**SUPPLIED MATERIAL**:
+++++
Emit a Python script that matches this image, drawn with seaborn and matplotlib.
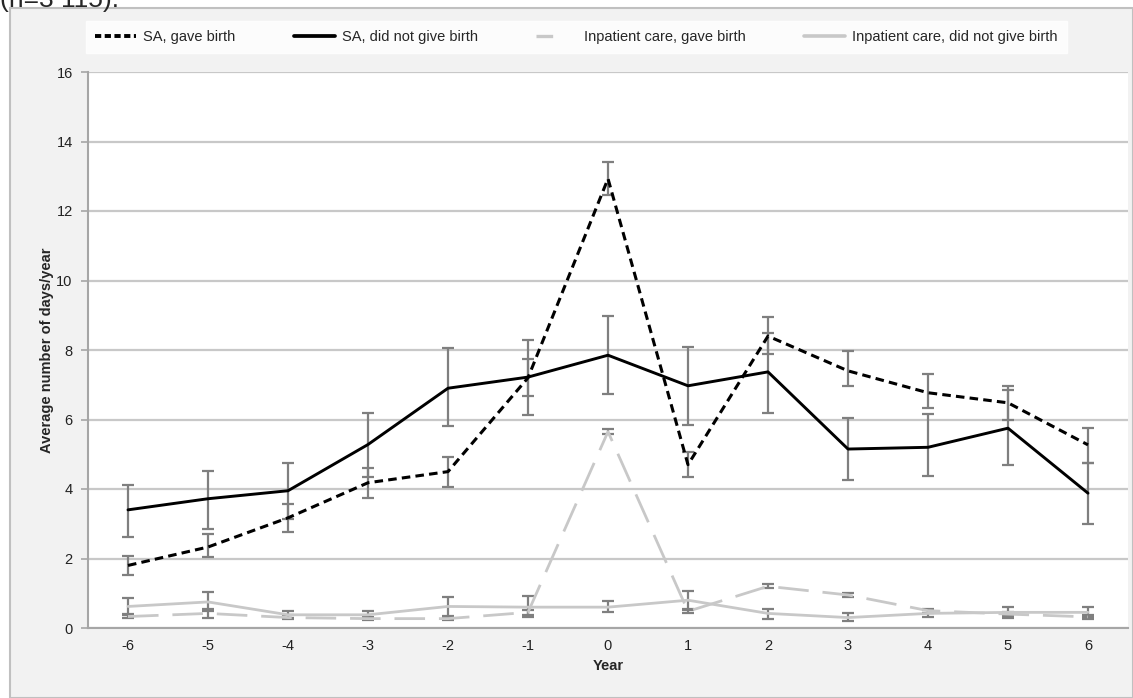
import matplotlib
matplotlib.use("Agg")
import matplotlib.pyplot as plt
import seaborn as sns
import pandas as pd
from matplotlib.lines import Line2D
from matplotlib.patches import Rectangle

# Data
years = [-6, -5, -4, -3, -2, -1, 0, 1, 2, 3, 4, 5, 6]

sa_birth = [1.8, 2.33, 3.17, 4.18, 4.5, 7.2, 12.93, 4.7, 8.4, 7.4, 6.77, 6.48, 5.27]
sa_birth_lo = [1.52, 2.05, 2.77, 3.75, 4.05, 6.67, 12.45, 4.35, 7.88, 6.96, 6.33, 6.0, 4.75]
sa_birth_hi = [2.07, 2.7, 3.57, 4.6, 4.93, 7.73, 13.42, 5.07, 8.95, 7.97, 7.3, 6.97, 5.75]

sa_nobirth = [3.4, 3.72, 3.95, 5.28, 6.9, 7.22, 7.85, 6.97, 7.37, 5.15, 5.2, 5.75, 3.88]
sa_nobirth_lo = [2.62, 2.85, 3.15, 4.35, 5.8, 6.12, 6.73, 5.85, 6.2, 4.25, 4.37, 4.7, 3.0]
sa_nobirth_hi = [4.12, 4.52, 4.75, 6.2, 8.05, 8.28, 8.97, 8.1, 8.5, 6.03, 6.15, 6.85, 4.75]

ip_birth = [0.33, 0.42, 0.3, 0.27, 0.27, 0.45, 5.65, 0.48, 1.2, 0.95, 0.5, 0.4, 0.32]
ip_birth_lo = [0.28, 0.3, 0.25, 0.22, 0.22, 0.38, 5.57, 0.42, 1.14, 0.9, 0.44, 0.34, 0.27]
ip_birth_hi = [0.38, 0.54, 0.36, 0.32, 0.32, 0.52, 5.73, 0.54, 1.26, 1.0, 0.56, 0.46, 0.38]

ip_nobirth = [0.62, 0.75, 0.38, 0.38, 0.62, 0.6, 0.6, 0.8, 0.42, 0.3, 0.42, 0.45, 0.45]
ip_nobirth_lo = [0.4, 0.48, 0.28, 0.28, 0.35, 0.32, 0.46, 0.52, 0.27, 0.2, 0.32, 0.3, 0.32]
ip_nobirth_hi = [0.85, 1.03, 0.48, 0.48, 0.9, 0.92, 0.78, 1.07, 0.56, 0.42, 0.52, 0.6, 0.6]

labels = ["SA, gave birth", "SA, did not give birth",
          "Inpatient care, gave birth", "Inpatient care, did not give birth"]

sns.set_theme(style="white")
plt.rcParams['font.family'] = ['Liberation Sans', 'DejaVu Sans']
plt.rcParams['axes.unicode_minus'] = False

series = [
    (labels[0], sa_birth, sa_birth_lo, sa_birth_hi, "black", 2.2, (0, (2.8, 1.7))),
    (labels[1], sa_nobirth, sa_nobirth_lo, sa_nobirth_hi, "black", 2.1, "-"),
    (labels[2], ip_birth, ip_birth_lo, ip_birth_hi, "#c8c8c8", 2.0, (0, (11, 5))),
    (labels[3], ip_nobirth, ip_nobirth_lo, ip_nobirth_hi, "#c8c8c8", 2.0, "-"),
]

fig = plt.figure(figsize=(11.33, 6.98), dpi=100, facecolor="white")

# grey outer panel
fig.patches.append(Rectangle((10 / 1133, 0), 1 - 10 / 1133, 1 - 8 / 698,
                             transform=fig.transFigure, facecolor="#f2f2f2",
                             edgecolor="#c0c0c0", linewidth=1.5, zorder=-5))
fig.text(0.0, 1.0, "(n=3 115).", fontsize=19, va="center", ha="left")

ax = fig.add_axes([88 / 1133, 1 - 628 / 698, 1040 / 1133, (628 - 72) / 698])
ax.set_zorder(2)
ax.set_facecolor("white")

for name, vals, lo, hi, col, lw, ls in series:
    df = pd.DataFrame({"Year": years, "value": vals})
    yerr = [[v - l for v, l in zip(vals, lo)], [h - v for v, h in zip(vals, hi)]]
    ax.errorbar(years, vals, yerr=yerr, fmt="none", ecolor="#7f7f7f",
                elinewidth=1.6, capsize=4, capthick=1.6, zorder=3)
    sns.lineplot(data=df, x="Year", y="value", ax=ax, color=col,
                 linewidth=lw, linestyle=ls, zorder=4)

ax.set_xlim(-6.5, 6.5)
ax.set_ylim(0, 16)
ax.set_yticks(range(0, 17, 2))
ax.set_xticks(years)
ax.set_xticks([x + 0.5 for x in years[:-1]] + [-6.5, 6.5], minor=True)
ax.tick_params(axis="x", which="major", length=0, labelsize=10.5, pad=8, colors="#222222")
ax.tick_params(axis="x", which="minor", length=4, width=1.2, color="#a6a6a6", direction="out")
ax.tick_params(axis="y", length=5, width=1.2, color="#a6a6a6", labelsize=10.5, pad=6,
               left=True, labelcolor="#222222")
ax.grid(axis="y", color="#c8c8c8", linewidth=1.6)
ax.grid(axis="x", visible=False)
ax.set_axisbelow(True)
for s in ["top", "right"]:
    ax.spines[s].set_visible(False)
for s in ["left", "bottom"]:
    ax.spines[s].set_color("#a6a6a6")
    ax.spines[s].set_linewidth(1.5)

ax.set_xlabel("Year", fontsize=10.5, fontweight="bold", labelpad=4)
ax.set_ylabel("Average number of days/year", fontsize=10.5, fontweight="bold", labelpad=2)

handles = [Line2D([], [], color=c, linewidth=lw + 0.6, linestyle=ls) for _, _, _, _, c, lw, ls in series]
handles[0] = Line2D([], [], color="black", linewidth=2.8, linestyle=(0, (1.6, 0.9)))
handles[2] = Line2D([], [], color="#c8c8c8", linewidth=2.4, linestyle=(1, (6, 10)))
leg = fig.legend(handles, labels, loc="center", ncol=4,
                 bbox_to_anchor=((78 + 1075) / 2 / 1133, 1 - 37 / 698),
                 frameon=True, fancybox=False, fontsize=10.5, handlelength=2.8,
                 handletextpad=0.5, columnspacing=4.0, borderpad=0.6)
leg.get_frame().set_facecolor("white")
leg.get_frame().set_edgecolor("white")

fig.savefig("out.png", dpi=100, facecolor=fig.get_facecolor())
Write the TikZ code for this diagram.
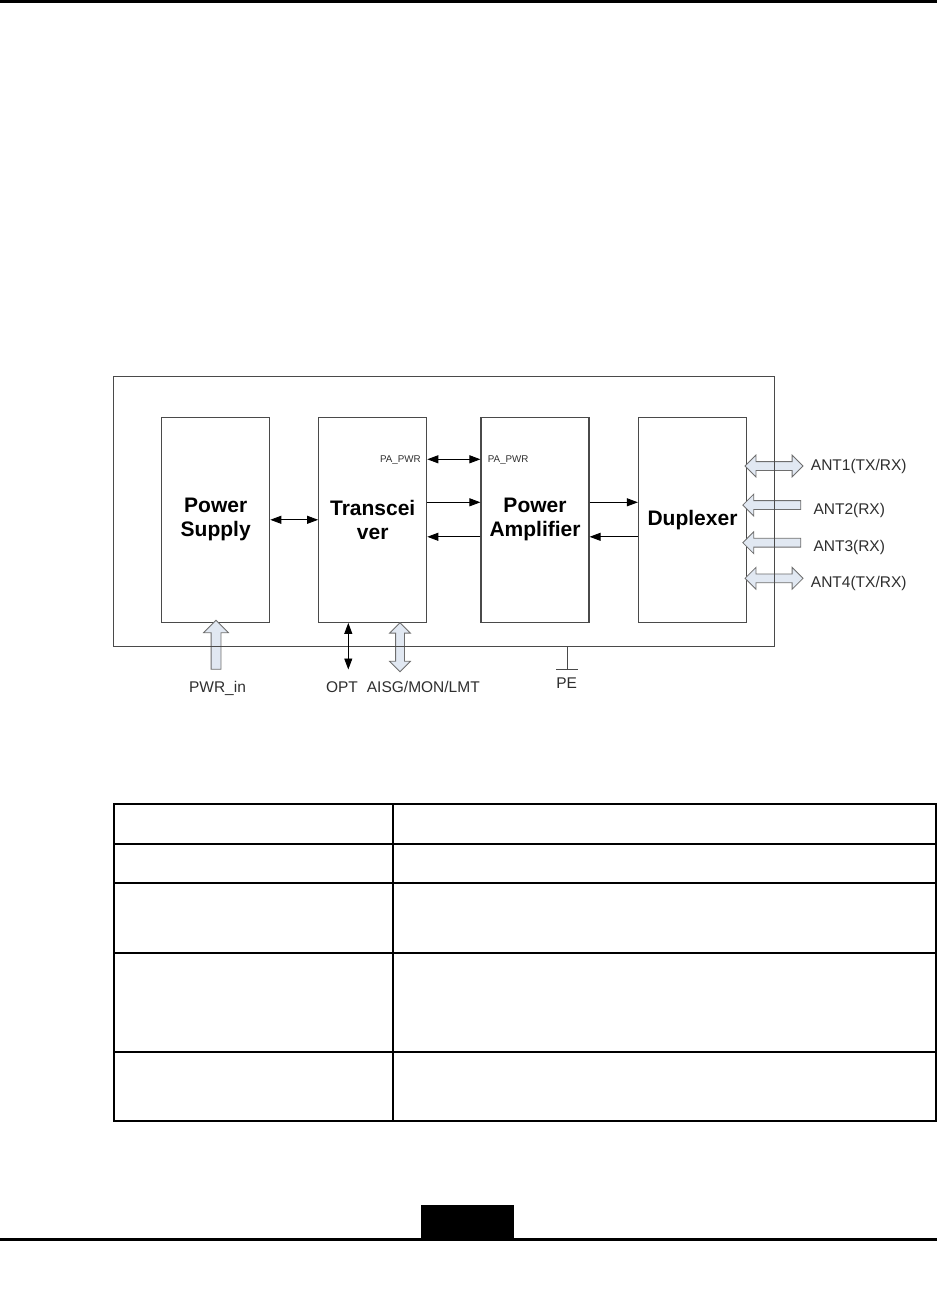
+++++
**DESCRIPTION OF THE TASK**: Restate every record exactly, please; do not copy the pictures.

**FULL ANSWER**:
Emit a Python script that matches this image, drawn with seaborn and matplotlib.
import matplotlib
matplotlib.use("Agg")
import matplotlib.pyplot as plt
import seaborn as sns
import pandas as pd
from matplotlib.lines import Line2D
from matplotlib.patches import Rectangle

# Data
years = [-6, -5, -4, -3, -2, -1, 0, 1, 2, 3, 4, 5, 6]

sa_birth = [1.8, 2.33, 3.17, 4.18, 4.5, 7.2, 12.93, 4.7, 8.4, 7.4, 6.77, 6.48, 5.27]
sa_birth_lo = [1.52, 2.05, 2.77, 3.75, 4.05, 6.67, 12.45, 4.35, 7.88, 6.96, 6.33, 6.0, 4.75]
sa_birth_hi = [2.07, 2.7, 3.57, 4.6, 4.93, 7.73, 13.42, 5.07, 8.95, 7.97, 7.3, 6.97, 5.75]

sa_nobirth = [3.4, 3.72, 3.95, 5.28, 6.9, 7.22, 7.85, 6.97, 7.37, 5.15, 5.2, 5.75, 3.88]
sa_nobirth_lo = [2.62, 2.85, 3.15, 4.35, 5.8, 6.12, 6.73, 5.85, 6.2, 4.25, 4.37, 4.7, 3.0]
sa_nobirth_hi = [4.12, 4.52, 4.75, 6.2, 8.05, 8.28, 8.97, 8.1, 8.5, 6.03, 6.15, 6.85, 4.75]

ip_birth = [0.33, 0.42, 0.3, 0.27, 0.27, 0.45, 5.65, 0.48, 1.2, 0.95, 0.5, 0.4, 0.32]
ip_birth_lo = [0.28, 0.3, 0.25, 0.22, 0.22, 0.38, 5.57, 0.42, 1.14, 0.9, 0.44, 0.34, 0.27]
ip_birth_hi = [0.38, 0.54, 0.36, 0.32, 0.32, 0.52, 5.73, 0.54, 1.26, 1.0, 0.56, 0.46, 0.38]

ip_nobirth = [0.62, 0.75, 0.38, 0.38, 0.62, 0.6, 0.6, 0.8, 0.42, 0.3, 0.42, 0.45, 0.45]
ip_nobirth_lo = [0.4, 0.48, 0.28, 0.28, 0.35, 0.32, 0.46, 0.52, 0.27, 0.2, 0.32, 0.3, 0.32]
ip_nobirth_hi = [0.85, 1.03, 0.48, 0.48, 0.9, 0.92, 0.78, 1.07, 0.56, 0.42, 0.52, 0.6, 0.6]

labels = ["SA, gave birth", "SA, did not give birth",
          "Inpatient care, gave birth", "Inpatient care, did not give birth"]

sns.set_theme(style="white")
plt.rcParams['font.family'] = ['Liberation Sans', 'DejaVu Sans']
plt.rcParams['axes.unicode_minus'] = False

series = [
    (labels[0], sa_birth, sa_birth_lo, sa_birth_hi, "black", 2.2, (0, (2.8, 1.7))),
    (labels[1], sa_nobirth, sa_nobirth_lo, sa_nobirth_hi, "black", 2.1, "-"),
    (labels[2], ip_birth, ip_birth_lo, ip_birth_hi, "#c8c8c8", 2.0, (0, (11, 5))),
    (labels[3], ip_nobirth, ip_nobirth_lo, ip_nobirth_hi, "#c8c8c8", 2.0, "-"),
]

fig = plt.figure(figsize=(11.33, 6.98), dpi=100, facecolor="white")

# grey outer panel
fig.patches.append(Rectangle((10 / 1133, 0), 1 - 10 / 1133, 1 - 8 / 698,
                             transform=fig.transFigure, facecolor="#f2f2f2",
                             edgecolor="#c0c0c0", linewidth=1.5, zorder=-5))
fig.text(0.0, 1.0, "(n=3 115).", fontsize=19, va="center", ha="left")

ax = fig.add_axes([88 / 1133, 1 - 628 / 698, 1040 / 1133, (628 - 72) / 698])
ax.set_zorder(2)
ax.set_facecolor("white")

for name, vals, lo, hi, col, lw, ls in series:
    df = pd.DataFrame({"Year": years, "value": vals})
    yerr = [[v - l for v, l in zip(vals, lo)], [h - v for v, h in zip(vals, hi)]]
    ax.errorbar(years, vals, yerr=yerr, fmt="none", ecolor="#7f7f7f",
                elinewidth=1.6, capsize=4, capthick=1.6, zorder=3)
    sns.lineplot(data=df, x="Year", y="value", ax=ax, color=col,
                 linewidth=lw, linestyle=ls, zorder=4)

ax.set_xlim(-6.5, 6.5)
ax.set_ylim(0, 16)
ax.set_yticks(range(0, 17, 2))
ax.set_xticks(years)
ax.set_xticks([x + 0.5 for x in years[:-1]] + [-6.5, 6.5], minor=True)
ax.tick_params(axis="x", which="major", length=0, labelsize=10.5, pad=8, colors="#222222")
ax.tick_params(axis="x", which="minor", length=4, width=1.2, color="#a6a6a6", direction="out")
ax.tick_params(axis="y", length=5, width=1.2, color="#a6a6a6", labelsize=10.5, pad=6,
               left=True, labelcolor="#222222")
ax.grid(axis="y", color="#c8c8c8", linewidth=1.6)
ax.grid(axis="x", visible=False)
ax.set_axisbelow(True)
for s in ["top", "right"]:
    ax.spines[s].set_visible(False)
for s in ["left", "bottom"]:
    ax.spines[s].set_color("#a6a6a6")
    ax.spines[s].set_linewidth(1.5)

ax.set_xlabel("Year", fontsize=10.5, fontweight="bold", labelpad=4)
ax.set_ylabel("Average number of days/year", fontsize=10.5, fontweight="bold", labelpad=2)

handles = [Line2D([], [], color=c, linewidth=lw + 0.6, linestyle=ls) for _, _, _, _, c, lw, ls in series]
handles[0] = Line2D([], [], color="black", linewidth=2.8, linestyle=(0, (1.6, 0.9)))
handles[2] = Line2D([], [], color="#c8c8c8", linewidth=2.4, linestyle=(1, (6, 10)))
leg = fig.legend(handles, labels, loc="center", ncol=4,
                 bbox_to_anchor=((78 + 1075) / 2 / 1133, 1 - 37 / 698),
                 frameon=True, fancybox=False, fontsize=10.5, handlelength=2.8,
                 handletextpad=0.5, columnspacing=4.0, borderpad=0.6)
leg.get_frame().set_facecolor("white")
leg.get_frame().set_edgecolor("white")

fig.savefig("out.png", dpi=100, facecolor=fig.get_facecolor())
Write the TikZ code for this diagram.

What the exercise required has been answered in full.